You have a set of observed data points, x and y values. You have a linear model fit to those data points, with an R-squared value. You did this in Excel.

So you have a formula that represents a continuous function for your data - you have a theoretical construct. You can actually plug your x values in to you formula (which Excel has so graciously provided) and calculate what the theoretical y value would be. You can calculate your actual variance between the observed y and the theoretical y values - which means you can construct whatever error bound you want, and you can identify which of your data points fall outside of that error bound.

You can also make Excel plot error bars for you, since you already have a linear trend line plotted.
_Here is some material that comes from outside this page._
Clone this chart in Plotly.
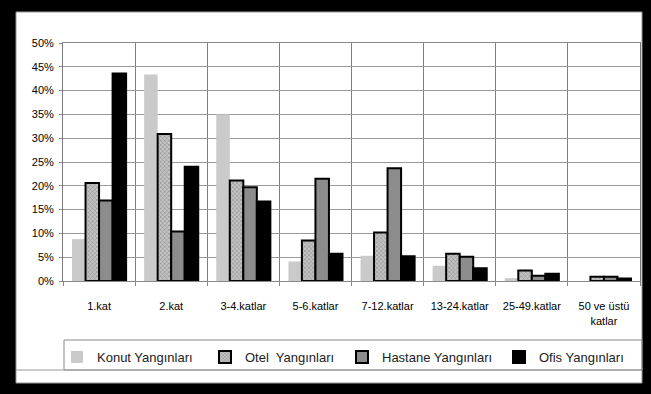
import plotly.graph_objects as go

categories = ["1.kat", "2.kat", "3-4.katlar", "5-6.katlar", "7-12.katlar",
              "13-24.katlar", "25-49.katlar", "50 ve üstü<br>katlar"]
konut = [8.8, 43.4, 35.0, 4.1, 5.3, 3.2, 0.6, 0.0]
otel = [20.6, 30.9, 21.1, 8.5, 10.2, 5.7, 2.2, 0.9]
hastane = [16.9, 10.4, 19.7, 21.5, 23.7, 5.1, 1.1, 0.9]
ofis = [43.6, 24.0, 16.7, 5.7, 5.2, 2.7, 1.5, 0.5]
series_names = ["Konut Yangınları", "Otel  Yangınları", "Hastane Yangınları", "Ofis Yangınları"]
y_ticks = [0, 5, 10, 15, 20, 25, 30, 35, 40, 45, 50]
y_tick_labels = [f"{v}%" for v in y_ticks]

W, H = 651, 394
L, R, T, B = 63, 11, 43, 113
pw, ph = W - L - R, H - T - B


def px(x):
    return (x - L) / pw


def py(y):
    return (H - B - y) / ph


fig = go.Figure()
fig.add_trace(go.Bar(x=categories, y=konut, name=series_names[0], legendwidth=103,
                     marker=dict(color="#cacaca", line=dict(width=0))))
fig.add_trace(go.Bar(x=categories, y=otel, name=series_names[1], legendwidth=92,
                     marker=dict(color="#b4b4b4", line=dict(color="#000", width=2),
                                 pattern=dict(shape="x", size=3, solidity=0.35,
                                              fgcolor="#555555", bgcolor="#c4c4c4"))))
fig.add_trace(go.Bar(x=categories, y=hastane, name=series_names[2], legendwidth=112,
                     marker=dict(color="#8c8c8c", line=dict(color="#000", width=2))))
fig.add_trace(go.Bar(x=categories, y=ofis, name=series_names[3], legendwidth=100,
                     marker=dict(color="#000000", line=dict(color="#000", width=2))))

shapes = [
    # white card inside the black frame
    dict(type="rect", xref="paper", yref="paper", x0=px(16), x1=px(642), y0=py(383), y1=py(12),
         fillcolor="white", line=dict(color="#9a9a9a", width=1), layer="below"),
    # legend frame
    dict(type="rect", xref="paper", yref="paper", x0=px(64), x1=px(642), y0=py(370), y1=py(340),
         fillcolor="rgba(0,0,0,0)", line=dict(color="#8a8a8a", width=1)),
    # line under legend
    dict(type="line", xref="paper", yref="paper", x0=px(16), x1=px(642), y0=py(370), y1=py(370),
         line=dict(color="#9a9a9a", width=1)),
]

fig.update_layout(
    width=W, height=H,
    margin=dict(l=L, r=R, t=T, b=B),
    paper_bgcolor="black",
    plot_bgcolor="white",
    barmode="group", bargap=0.25, bargroupgap=0,
    font=dict(family="Liberation Sans, Arial, sans-serif", size=11, color="#000"),
    shapes=shapes,
    showlegend=True,
    legend=dict(orientation="h", x=px(57), xanchor="left", y=py(342), yanchor="top",
                font=dict(size=13, color="#222"), bgcolor="rgba(0,0,0,0)",
                traceorder="normal", itemwidth=30),
    xaxis=dict(tickson="boundaries", showgrid=True, gridcolor="#7f7f7f", gridwidth=1,
               showline=True, linecolor="#8a8a8a", linewidth=1, mirror=True,
               ticks="outside", ticklen=4, tickcolor="#8a8a8a",
               ticklabelstandoff=15, tickfont=dict(size=11)),
    yaxis=dict(range=[0, 50], tickvals=y_ticks, ticktext=y_tick_labels,
               showgrid=True, gridcolor="#9a9a9a", gridwidth=1,
               showline=True, linecolor="#7a7a7a", linewidth=1, mirror=True,
               ticks="outside", ticklen=3, tickcolor="#8a8a8a",
               ticklabelstandoff=3,
               zeroline=False, tickfont=dict(size=11)),
)

fig.write_html("out.html", config={"displayModeBar": False},
               post_script="document.body.style.margin='0';document.body.style.background='black';")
Just click on the trend line to select it, then go to the "Chart Tools" menu. Under Layout, in the Analysis section, you should see that the "Error Bars" election is now available to you. It has several options available canned, or you can choose "More options" and set it up how you want. It just depends how fancy and detailed you need to be.
• April 16th, 2014, 03:39 AM
Zwolver
I have been playing with these numbers, but i was looking for a definitive answer. First if they were statistically similar, and secondly for each point if it was statistically plausible. However, singular points are always statistically plausible. So now its just looking for a way to compare them all, and say if both isotope concentrations are connected.